Target (TGT -0.36%) reported underwhelming earnings results last week, as inflation and supply chain challenges weakened its performance. It was just one of several disappointing results from retailers this quarter, as American consumers navigate the current economic environment.

But commentary from Target's management during its first-quarter earnings call actually boosted my confidence about several other companies. "More and more, we are seeing our guests' increasing mobility and love of newness play out in their Target purchases as baskets shift more toward experiences and going out categories," Chief Growth Officer Christina Hennington told analysts.

While retailers may be suffering as consumer behavior shifts, companies in the travel and entertainment businesses could benefit. Here are three ways to play it: Uber Technologies (UBER 2.64%), Booking.com (BKNG 2.05%), and Alphabet (GOOG 1.25%) (GOOGL 1.27%).

Luggage on shelves in a store.

Target's luggage sales increased 50%. Image source: Getty Images.

1. Uber: More summer nights out

Uber is the largest rideshare platform in the world, and it's starting to see positive results as it comes out of the pandemic. Active users increased 17% in the first quarter, and, importantly, trips increased 18%. While that's just one percentage point more than users, it indicates a reversal in the trend of users taking fewer trips. Airport trips increased to 13% of total bookings but still fall shy of the pre-pandemic level of 15%.

On the supply side of the network, Uber benefits from offering drivers multiple opportunities. The Eats business, and expansion into other courier services like grocery delivery during the pandemic, helped maintain driver supply over the last two years. As people start going out more, Uber could benefit from greater driver availability as a result.

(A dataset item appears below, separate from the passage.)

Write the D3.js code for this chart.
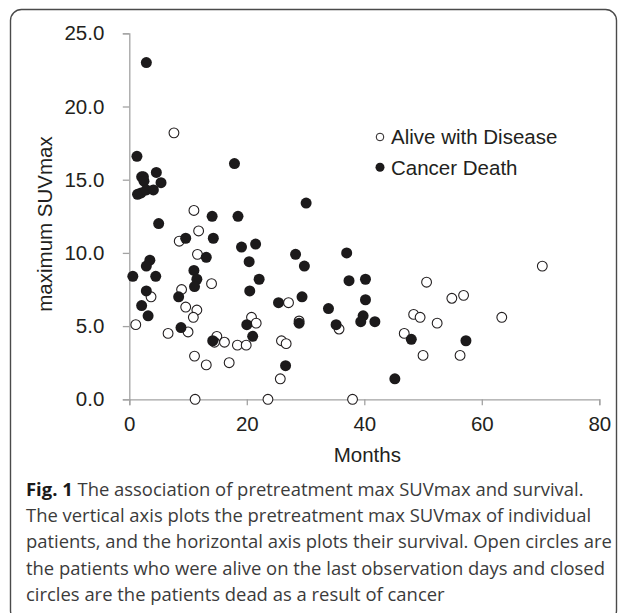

Uber's also looking to capitalize on people's desire to go out. It launched Uber Explore last quarter, which recommends places to go out and allows users to make reservations or purchase event tickets within the app. The pilot launch could provide a new source of high-margin revenue.

Finally, Uber's increasingly focused on becoming profitable. Management is slowing hiring and cutting back on marketing and incentives. It's in a position to do so thanks to the strength of its delivery business over the last couple of years. After free cash flow came in around breakeven in the first quarter, management now expects positive free cash flow for the full year. After massive sell-offs in the stock, now may be an opportune time to pick up some shares.

2. Booking.com: More summer vacations

Luggage sales increased 50% year over year for Target in the first quarter. That means more summer vacations. And few companies are better positioned than Booking.com to capitalize on the increase in travel. 

Booking.com is an online travel agency, and it earns revenue through commissions on sales. Hotel prices have skyrocketed as demand surges, leading to strong potential revenue for Booking.com. Indeed, the company set a new record for gross bookings in the first quarter despite room nights still down nearly 10% from three years ago.

Booking benefits from a strong network of hotels around the world, particularly in Europe. It also has a growing selection of vacation home rentals, as many travelers have grown to prefer them over hotels. 

After a strong first quarter and signs of a return to travel, room night bookings ought to surpass 2019 levels this year. Management said room nights increased 10% in April from 2019 levels during its first-quarter earnings call. It's also expanding into more areas of travel, including flights and rental cars, providing more opportunities to generate revenue. The company's goal is to become a one-stop-shop for planning and booking a trip. The stock price is still at levels indicating it's battling pandemic headwinds, while it appears the company will generate record bookings this year.

3. Alphabet (Google): Making travel plans

The first step for many travel planners is a quick Google search, and it looks like consumers are searching again. Management said travel-related searches climbed past 2019 levels in the first quarter. Furthermore, travel was the second biggest contributor of ad revenue growth after retail for Google.

Travel has historically been one of Google's most important ad verticals, but that took a big hit during the pandemic as travel websites like Booking.com pulled back on their Google search ads. While some have reassessed their marketing spend, Google now stands in a strong position for travel advertising. Not only does it get explicit buyer intent from search keywords, it's also able to track conversions better after Apple's iOS privacy changes affected other ad platforms.

While Alphabet is a massive business with arms well beyond Google Search, the services business remains the core revenue source. YouTube disappointed in the first quarter, but it's still poised for long-term growth and is more differentiated from the competition than other social media platforms. Its cloud business continues to grow rapidly as well. After the sell-off in shares this year, it could be a good time to buy.

The bigger takeaway for investors

Target's earnings commentary gave further confirmation about consumer trends that were shaping the results of companies well outside of the retail industry. The big takeaway for investors might not be that travel and entertainment are making a big comeback this year, but that they can learn about other industry trends by reading reports from companies outside those they're most interested in.